* **The problem**: Leaving the pictures aside, transcribe every line below exactly.

* **Provided data**:

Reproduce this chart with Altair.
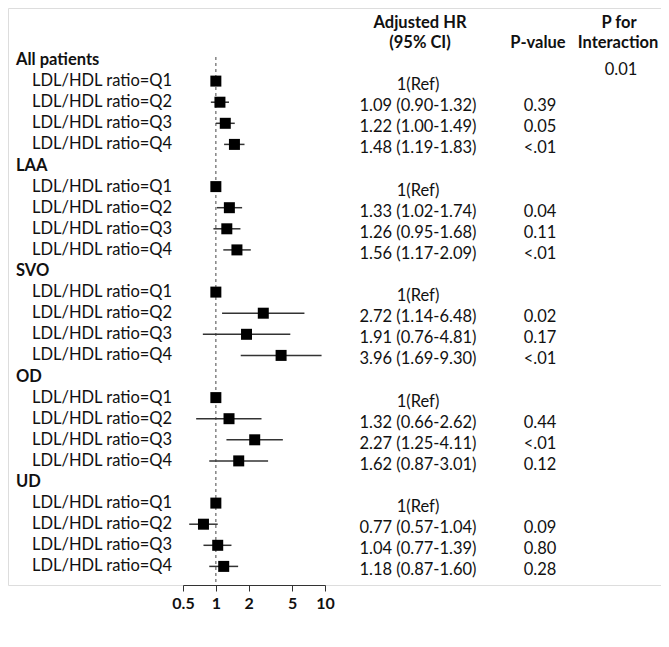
import altair as alt
import pandas as pd

groups = ["All patients", "LAA", "SVO", "OD", "UD"]
quartiles = ["Q1", "Q2", "Q3", "Q4"]
hr = [[1.00, 1.09, 1.22, 1.48],
      [1.00, 1.33, 1.26, 1.56],
      [1.00, 2.72, 1.91, 3.96],
      [1.00, 1.32, 2.27, 1.62],
      [1.00, 0.77, 1.04, 1.18]]
lo = [[None, 0.90, 1.00, 1.19],
      [None, 1.02, 0.95, 1.17],
      [None, 1.14, 0.76, 1.69],
      [None, 0.66, 1.25, 0.87],
      [None, 0.57, 0.77, 0.87]]
hi = [[None, 1.32, 1.49, 1.83],
      [None, 1.74, 1.68, 2.09],
      [None, 6.48, 4.81, 9.30],
      [None, 2.62, 4.11, 3.01],
      [None, 1.04, 1.39, 1.60]]
hr_text = [["1(Ref)", "1.09 (0.90-1.32)", "1.22 (1.00-1.49)", "1.48 (1.19-1.83)"],
           ["1(Ref)", "1.33 (1.02-1.74)", "1.26 (0.95-1.68)", "1.56 (1.17-2.09)"],
           ["1(Ref)", "2.72 (1.14-6.48)", "1.91 (0.76-4.81)", "3.96 (1.69-9.30)"],
           ["1(Ref)", "1.32 (0.66-2.62)", "2.27 (1.25-4.11)", "1.62 (0.87-3.01)"],
           ["1(Ref)", "0.77 (0.57-1.04)", "1.04 (0.77-1.39)", "1.18 (0.87-1.60)"]]
p_text = [["", "0.39", "0.05", "<.01"],
          ["", "0.04", "0.11", "<.01"],
          ["", "0.02", "0.17", "<.01"],
          ["", "0.44", "<.01", "0.12"],
          ["", "0.09", "0.80", "0.28"]]
p_interaction = "0.01"
x_ticks = [0.5, 1, 2, 5, 10]

head_rows, rows = [], []
for g, name in enumerate(groups):
    head_rows.append({"row": g * 5, "label": name})
    for q in range(4):
        rows.append({
            "row": g * 5 + q + 1,
            "label": f"LDL/HDL ratio={quartiles[q]}",
            "hr": hr[g][q], "lo": lo[g][q], "hi": hi[g][q],
            "hrtxt": hr_text[g][q], "ptxt": p_text[g][q],
        })
hdf = pd.DataFrame(head_rows)
df = pd.DataFrame(rows)
ci = df.dropna(subset=["lo"])

FONT = "Lato"
FS = 16.5
xscale = alt.Scale(type="log", domain=[0.5, 10], range=[175, 317])
yscale = alt.Scale(domain=[0, 24], range=[52, 558.4])
Y = alt.Y("row:Q", scale=yscale, axis=None)

xaxis = alt.Axis(values=x_ticks, format="~g", grid=False, title=None,
                 domainColor="#333", tickColor="#333", tickSize=6,
                 labelFont=FONT, labelFontSize=16, labelFontWeight="bold",
                 labelColor="#111", labelPadding=4, labelFlush=False)

base = alt.Chart(df)

ref = alt.Chart(pd.DataFrame({"x": [1]})).mark_rule(
    strokeDash=[3, 3], color="#666", strokeWidth=1.2
).encode(x=alt.X("x:Q", scale=xscale, axis=xaxis), y=alt.value(49), y2=alt.value(577))

ci_rule = alt.Chart(ci).mark_rule(color="#333", strokeWidth=1.5).encode(
    x=alt.X("lo:Q", scale=xscale), x2="hi:Q", y=Y)

squares = base.mark_square(size=121, color="black", opacity=1).encode(
    x=alt.X("hr:Q", scale=xscale), y=Y)

head_txt = alt.Chart(hdf).mark_text(align="left", font=FONT, fontSize=FS,
                                    fontWeight="bold", color="#111").encode(
    x=alt.value(8), y=Y, text="label:N")

sub_txt = base.mark_text(align="left", font=FONT, fontSize=FS, color="#111").encode(
    x=alt.value(24), y=Y, text="label:N")

hr_col = base.mark_text(align="center", font=FONT, fontSize=FS, color="#111", dy=4).encode(
    x=alt.value(410), y=Y, text="hrtxt:N")

p_col = base.mark_text(align="center", font=FONT, fontSize=FS, color="#111", dy=4).encode(
    x=alt.value(532), y=Y, text="ptxt:N")

def hdr(t, x, y, bold=True):
    return alt.Chart(pd.DataFrame({"t": [t]})).mark_text(
        align="center", font=FONT, fontSize=FS,
        fontWeight="bold" if bold else "normal", color="#111"
    ).encode(x=alt.value(x), y=alt.value(y), text="t:N")

headers = [
    hdr("Adjusted HR", 412, 15), hdr("(95% CI)", 412, 35),
    hdr("P-value", 530, 35),
    hdr("P for", 611, 15), hdr("Interaction", 610, 35),
    hdr(p_interaction, 613, 62, bold=False),
]

chart = alt.layer(ref, ci_rule, squares, head_txt, sub_txt, hr_col, p_col, *headers).properties(
    width=653, height=577,
    padding={"left": 0, "top": 0, "right": 0, "bottom": 50},
    autosize="none"
).configure_view(stroke=None).configure(background="white")

chart.save("out.html", embed_options={"renderer": "svg", "actions": False})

* **Solution to this exercise**:
Reproduce this chart with Altair.
import altair as alt
import pandas as pd

groups = ["All patients", "LAA", "SVO", "OD", "UD"]
quartiles = ["Q1", "Q2", "Q3", "Q4"]
hr = [[1.00, 1.09, 1.22, 1.48],
      [1.00, 1.33, 1.26, 1.56],
      [1.00, 2.72, 1.91, 3.96],
      [1.00, 1.32, 2.27, 1.62],
      [1.00, 0.77, 1.04, 1.18]]
lo = [[None, 0.90, 1.00, 1.19],
      [None, 1.02, 0.95, 1.17],
      [None, 1.14, 0.76, 1.69],
      [None, 0.66, 1.25, 0.87],
      [None, 0.57, 0.77, 0.87]]
hi = [[None, 1.32, 1.49, 1.83],
      [None, 1.74, 1.68, 2.09],
      [None, 6.48, 4.81, 9.30],
      [None, 2.62, 4.11, 3.01],
      [None, 1.04, 1.39, 1.60]]
hr_text = [["1(Ref)", "1.09 (0.90-1.32)", "1.22 (1.00-1.49)", "1.48 (1.19-1.83)"],
           ["1(Ref)", "1.33 (1.02-1.74)", "1.26 (0.95-1.68)", "1.56 (1.17-2.09)"],
           ["1(Ref)", "2.72 (1.14-6.48)", "1.91 (0.76-4.81)", "3.96 (1.69-9.30)"],
           ["1(Ref)", "1.32 (0.66-2.62)", "2.27 (1.25-4.11)", "1.62 (0.87-3.01)"],
           ["1(Ref)", "0.77 (0.57-1.04)", "1.04 (0.77-1.39)", "1.18 (0.87-1.60)"]]
p_text = [["", "0.39", "0.05", "<.01"],
          ["", "0.04", "0.11", "<.01"],
          ["", "0.02", "0.17", "<.01"],
          ["", "0.44", "<.01", "0.12"],
          ["", "0.09", "0.80", "0.28"]]
p_interaction = "0.01"
x_ticks = [0.5, 1, 2, 5, 10]

head_rows, rows = [], []
for g, name in enumerate(groups):
    head_rows.append({"row": g * 5, "label": name})
    for q in range(4):
        rows.append({
            "row": g * 5 + q + 1,
            "label": f"LDL/HDL ratio={quartiles[q]}",
            "hr": hr[g][q], "lo": lo[g][q], "hi": hi[g][q],
            "hrtxt": hr_text[g][q], "ptxt": p_text[g][q],
        })
hdf = pd.DataFrame(head_rows)
df = pd.DataFrame(rows)
ci = df.dropna(subset=["lo"])

FONT = "Lato"
FS = 16.5
xscale = alt.Scale(type="log", domain=[0.5, 10], range=[175, 317])
yscale = alt.Scale(domain=[0, 24], range=[52, 558.4])
Y = alt.Y("row:Q", scale=yscale, axis=None)

xaxis = alt.Axis(values=x_ticks, format="~g", grid=False, title=None,
                 domainColor="#333", tickColor="#333", tickSize=6,
                 labelFont=FONT, labelFontSize=16, labelFontWeight="bold",
                 labelColor="#111", labelPadding=4, labelFlush=False)

base = alt.Chart(df)

ref = alt.Chart(pd.DataFrame({"x": [1]})).mark_rule(
    strokeDash=[3, 3], color="#666", strokeWidth=1.2
).encode(x=alt.X("x:Q", scale=xscale, axis=xaxis), y=alt.value(49), y2=alt.value(577))

ci_rule = alt.Chart(ci).mark_rule(color="#333", strokeWidth=1.5).encode(
    x=alt.X("lo:Q", scale=xscale), x2="hi:Q", y=Y)

squares = base.mark_square(size=121, color="black", opacity=1).encode(
    x=alt.X("hr:Q", scale=xscale), y=Y)

head_txt = alt.Chart(hdf).mark_text(align="left", font=FONT, fontSize=FS,
                                    fontWeight="bold", color="#111").encode(
    x=alt.value(8), y=Y, text="label:N")

sub_txt = base.mark_text(align="left", font=FONT, fontSize=FS, color="#111").encode(
    x=alt.value(24), y=Y, text="label:N")

hr_col = base.mark_text(align="center", font=FONT, fontSize=FS, color="#111", dy=4).encode(
    x=alt.value(410), y=Y, text="hrtxt:N")

p_col = base.mark_text(align="center", font=FONT, fontSize=FS, color="#111", dy=4).encode(
    x=alt.value(532), y=Y, text="ptxt:N")

def hdr(t, x, y, bold=True):
    return alt.Chart(pd.DataFrame({"t": [t]})).mark_text(
        align="center", font=FONT, fontSize=FS,
        fontWeight="bold" if bold else "normal", color="#111"
    ).encode(x=alt.value(x), y=alt.value(y), text="t:N")

headers = [
    hdr("Adjusted HR", 412, 15), hdr("(95% CI)", 412, 35),
    hdr("P-value", 530, 35),
    hdr("P for", 611, 15), hdr("Interaction", 610, 35),
    hdr(p_interaction, 613, 62, bold=False),
]

chart = alt.layer(ref, ci_rule, squares, head_txt, sub_txt, hr_col, p_col, *headers).properties(
    width=653, height=577,
    padding={"left": 0, "top": 0, "right": 0, "bottom": 50},
    autosize="none"
).configure_view(stroke=None).configure(background="white")

chart.save("out.html", embed_options={"renderer": "svg", "actions": False})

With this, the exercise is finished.